In-memory computing eliminates the separation between storage and processing. Traditional systems waste energy moving data between memory and processors. In-memory architectures perform calculations directly where data is stored. IBM and Samsung have demonstrated promising prototypes using resistive RAM.
Photonic computing uses light instead of electricity to perform calculations. Light signals don’t generate heat and can carry multiple data streams simultaneously. Lightmatter and Luminous Computing are startups racing to commercialize optical AI accelerators.
Quantum computing remains further from practical AI applications but shows potential for specific problems. Quantum systems could theoretically optimize certain AI algorithms exponentially faster than classical computers. Companies like Google and IBM continue investing heavily in quantum AI hardware techniques.

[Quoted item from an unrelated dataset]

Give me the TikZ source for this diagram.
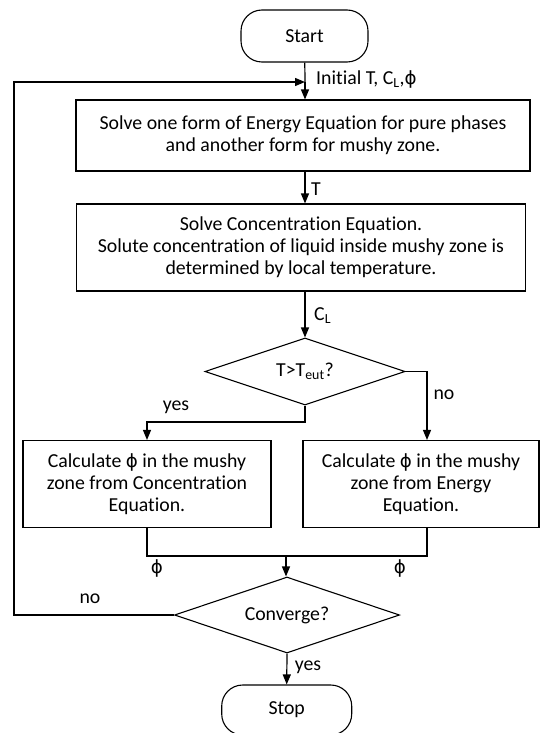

Energy Efficiency and Thermal Management
Training a single large AI model can consume as much electricity as 100 homes use in a year. Data centers running AI workloads face mounting energy costs and environmental scrutiny. Efficient AI hardware techniques have become essential.
Reduced precision computing offers significant savings. Training neural networks traditionally used 32-bit floating-point numbers. Research shows that 16-bit or even 8-bit precision often works nearly as well. Cutting precision in half roughly doubles computational efficiency while halving power consumption.
Chip designers also optimize transistor architectures for AI workloads. TSMC’s 3nm process technology allows more transistors in smaller spaces, improving performance per watt. Apple’s latest chips demonstrate how advanced manufacturing enables powerful AI features in mobile devices.
Thermal management prevents chips from overheating during intensive AI computations. Liquid cooling systems are becoming standard in AI data centers. Microsoft and Google have experimented with submerging servers in special cooling fluids that can absorb heat more effectively than air.
Power delivery systems matter too. Voltage regulation modules need to respond quickly to the variable power demands of AI workloads. Modern AI chips integrate sophisticated power management circuitry that adjusts voltage and frequency dynamically based on computational needs.